On Synthesizing Discrete Fractional Brownian Motion with Applications to Image Processing

Abstract

This paper evaluates the following four methods for synthesizing discrete fractional Brownian motion (dfBm): sampled fBm, displaced interpolation, spectral synthesis, and Karhunen–Loeve-like wavelet expansion with respect to the following questions: Does the candidate dfBm have the correct second-order statistics? Does the candidate dfBm have the correct fractal dimension? To estimate the fractal dimension we apply spectral linear regression, multiresolution energy analysis, and maximum likelihood estimation. Running an estimation routine on synthesized data raises the final question: How do the assumptions of the estimation method interact with the assumptions of the synthesis method to produce the results of the various trials?
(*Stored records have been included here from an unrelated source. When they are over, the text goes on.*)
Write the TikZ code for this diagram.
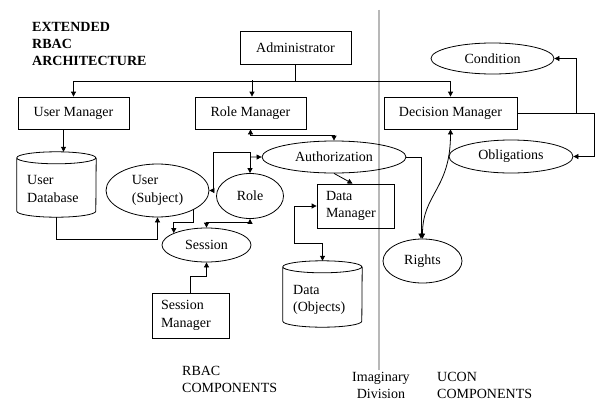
\documentclass[tikz,border=0pt]{standalone}
\usepackage{fontspec}
\setmainfont{Liberation Serif}
\usetikzlibrary{arrows.meta,shapes.geometric}
\begin{document}
\begin{tikzpicture}[x=1pt,y=-1pt,
  every node/.style={font=\fontsize{14}{17.5}\selectfont},
  box/.style={draw,line width=0.8pt,rectangle,inner sep=0pt},
  lbox/.style={draw,line width=0.8pt,rectangle,inner xsep=9pt,inner ysep=0pt,align=left},
  ell/.style={draw,line width=0.8pt,ellipse,inner sep=0pt,align=left},
  region/.style={draw=none,rectangle,inner sep=0pt},
  conn/.style={line width=0.8pt},
  >={Triangle[length=5pt,width=5pt]}]
\useasboundingbox (0,0) rectangle (596,404);
\fill[white] (0,0) rectangle (596,404);
% divider
\draw[line width=1.5pt,color=black!28] (379,10) -- (379,370);
% title
\node[anchor=north west,inner sep=0pt,align=left,font=\fontsize{14}{17}\selectfont\bfseries] (title) at (32,22) {EXTENDED\\RBAC\\ARCHITECTURE};
% boxes
\node[box,minimum width=111,minimum height=33] (admin) at (295.5,47.5) {Administrator};
\node[box,minimum width=111,minimum height=32] (um) at (73.5,113) {User Manager};
\node[box,minimum width=111,minimum height=32] (rm) at (250.5,113) {Role Manager};
\node[box,minimum width=133,minimum height=32] (dm) at (450.5,113) {Decision Manager};
\node[lbox,text width=59,minimum height=44] (dmgr) at (355.5,206) {Data\\Manager};
\node[lbox,text width=59,minimum height=45] (smgr) at (190.5,315.5) {Session\\Manager};
% ellipses
\node[ell,minimum width=123,minimum height=31] (cond) at (492.5,58.5) {Condition};
\node[ell,minimum width=124,minimum height=33] (obl) at (511,156.5) {Obligations};
\node[ell,minimum width=144,minimum height=32] (auth) at (334,157) {Authorization};
\node[ell,minimum width=79,minimum height=44] (rights) at (422.5,261) {Rights};
\node[ell,minimum width=103,minimum height=53] (user) at (157.5,190.5) {User\\(Subject)};
\node[ell,minimum width=67,minimum height=45] (role) at (250,196) {Role};
\node[ell,minimum width=89,minimum height=34] (session) at (206.5,245) {Session};
% cylinders
\node[region,minimum width=79,minimum height=65] (udb) at (56.5,184.5) {};
\draw[line width=0.8pt] (udb.north west) ++(0,6) arc[start angle=180,end angle=-180,x radius=39.5,y radius=6]
  (udb.north west) ++(0,6) -- ([yshift=6pt]udb.south west) arc[start angle=180,end angle=360,x radius=39.5,y radius=-6]
  -- ([yshift=-6pt]udb.north east);
\node[anchor=west,inner sep=0pt,align=left] (udbtext) at (27,189) {User\\Database};
\node[region,minimum width=79,minimum height=66] (dobj) at (322.5,294) {};
\draw[line width=0.8pt] (dobj.north west) ++(0,6) arc[start angle=180,end angle=-180,x radius=39.5,y radius=6]
  (dobj.north west) ++(0,6) -- ([yshift=6pt]dobj.south west) arc[start angle=180,end angle=360,x radius=39.5,y radius=-6]
  -- ([yshift=-6pt]dobj.north east);
\node[anchor=west,inner sep=0pt,align=left] (dtext) at (293,300) {Data\\(Objects)};
% bottom labels
\node[anchor=north west,inner sep=0pt,align=left] (rbac) at (182,366) {RBAC\\COMPONENTS};
\node[anchor=north west,inner sep=0pt,align=center] (imag) at (352,372) {Imaginary\\Division};
\node[anchor=north west,inner sep=0pt,align=left] (ucon) at (437,372) {UCON\\COMPONENTS};
% connectors
\draw[conn,->] (admin.south) -- ++(0,16.5) -| (um.north);
\draw[conn,->] (admin.south) -- ++(0,16.5) -| (dm.north);
\draw[conn,->] ([xshift=1.5pt,yshift=16.5pt]rm.north) -- ([xshift=1.5pt]rm.north);
\draw[conn,->] ([xshift=-10pt]um.south) -- ([xshift=7pt]udb.north);
\draw[conn,<->] (rm.south) -- ++(0,6) -| (auth.north);
\draw[conn,<->] (user.east) -- ++(4,0) |- ([yshift=21pt]role.north) -- (role.north);
\draw[conn,->] ([yshift=16pt]role.north) -- (auth.west);
\draw[conn,->] (auth.south) -- ([xshift=-3pt]dmgr.north);
\draw[conn,<->] (dmgr.west) -- ++(-22,0) |- ([yshift=17pt]dobj.north) -- (dobj.north);
\draw[conn,->] (udb.south) -- ++(0,22) -| (user.south);
\draw[conn,->] (user.-29.5) -- ++(0,12) -| (session.160);
\draw[conn,<->] (session.north) -- ++(0,-5) -| (role.south);
\draw[conn,->] (smgr.north) -- ++(0,-16) -| (session.south);
\draw[conn,->] (auth.east) -| ([xshift=-1.5pt]rights.north);
\draw[conn,<->] (dm.south) .. controls +(0,60) and +(0,-45) .. (rights.north);
\draw[conn,->] (dm.east) -- ++(77,0) |- (obl.east);
\draw[conn,->] ([xshift=59pt]dm.east) |- (cond.east);
\end{tikzpicture}
\end{document}
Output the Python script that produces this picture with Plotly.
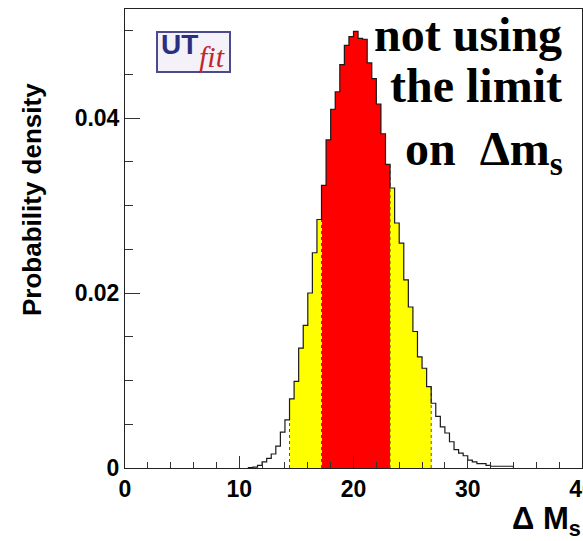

Our main conclusions relative to these questions are: (1) Sampled fBm is the only one of the four methods which has the correct second-order statistics, but only spectral synthesis produces a stationary signal. (2) The fractal dimension of signals produced by sampled fBm, displaced interpolation, and spectral synthesis can be estimated with reasonable accuracy. On the other hand, the wavelet signals are only slightly sensitive to the input values ofH. (3) Analysis routines which make assumptions not made by the synthesis routine generally yield poor estimates ofH, whereas a match of assumptions generally produces good estimates.